Он постарался сохранить необходимую в науке объективность даже при рассмотрении острейшего в нашей новейшей истории так называемого “еврейского вопроса”. И это при том, что исследование финансировалось еврейскими организациями, так что автору, возможно, были поставлены некоторые условия. Костырченко излагает добытые им данные последовательно и строго. Выясняется, что в предвоенные и первые послевоенные годы (более ранние времена он подробно не рассматривает) в идеологических и гуманитарных сферах число сотрудников-евреев было весьма значительно. Затем дело было поправлено мерами административными, и в начале 50-х годов число таких сотрудников сильно сократилось.
Г. Костырченко допускает, чтобы данные изменения трактовались как государственный антисемитизм. Однако объективно изложенные факты, как всегда, позволяют и некоторые иные возможные толкования. Например, среди сотрудников ТАСС, или Института философии, или среди преподавателей и студентов юридических факультетов Москвы еврейство составляло чуть ли не 25-30% к 1948 году. Хорошо ли это?

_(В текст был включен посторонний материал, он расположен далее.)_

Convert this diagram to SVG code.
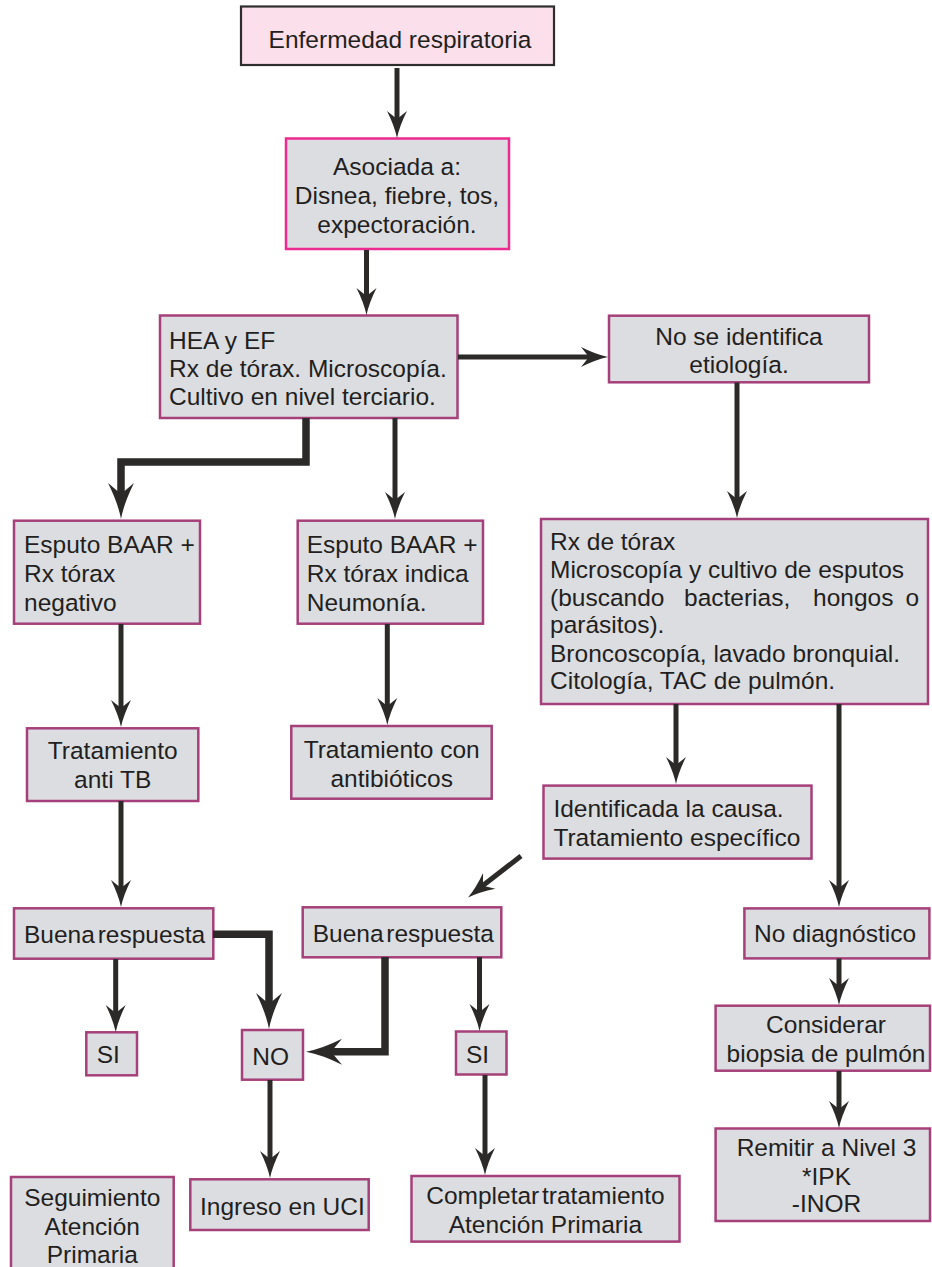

Автор ответа не дает, но сделать выводы его данные предоставляют возможность любому, не обязательно ученому-историку.
В конце 2005 года под редакцией того же Г. В. Костырченко был издан объемистый сборник документов “Государственный антисемитизм в СССР. 1938-1958”. Здесь научная объективность несколько отступила — видимо, под влиянием заказчика. А таковым был недавно скончавшийся А. Н. Яковлев, известный русофоб и филосемит. Под шапку пресловутого “антисемитизма”, тем паче “государственного” (!), отнесены материалы, явно не соответствующие названию книги.
Сборник открывается документом, заголовок которого составлен редакцией и звучит грозно: “Н. К. Крупская — И. В. Сталину о росте шовинизма среди школьников”. Ничего себе новость — весной 1938 года в СССР рос школьный шовинизм! Оказывается, всё не так страшно. В небольшом личном письме Крупская сетует (учитывая ее тогдашнее болезненное состояние, с чужих слов), что “среди ребят появилось ругательное слово “жид”. Где, у скольких “ребят” — ни слова, хотя в конце фразы есть заверение, что это, дескать, “отдельные случаи”. При чем же тут “государственный антисемитизм”?
Увы, примеров подобного несоответствия текстов документов с заглавиями в сборнике превеликое множество. Вот документ о “засорении” аппарата Наркомздрава СССР: приводятся шесть имен недобросовестных работников, трое из них евреи, но увольняют всех за профнепригодность, национальный вопрос в документе вообще никак не затронут. Зачем сей текст в сборнике об “антисемитизме”?
Последний пример — известная записка А. Фадеева, А. Суркова и К. Симонова от 24 марта 1953 года (после кончины Сталина), направленная тогдашнему секретарю ЦК КПСС Н. Хрущеву о положении дел в Союзе писателей. Документу предпослан устрашающий заголовок — “О проведении антисемитской чистки”. Не слабо, однако речь там идет несколько об ином. В записке приведено семь имен московских писателей, национальность не названа, однако некоторые фамилии указывают на их еврейское происхождение. Каковы же претензии к ним со стороны руководителей Союза? Они относятся к сфере сугубо творческой. Например, один из них “был принят в Союз писателей в 1934 году на основании одной пьесы, написанной для цыганского театра. После этого не написал ни одного художественного произведения”. Другая “принята в Союз писателей в 1935 году, будучи автором нескольких стихотворений для детей, опубликованных в еврейских журналах. С тех пор ее произведения нигде не публиковались”. Как видно, для этих лиц членство в Союзе, которое давало определенные материальные блага, особенно в военное и голодное послевоенное время, было способом жизнеустройства — и не более того.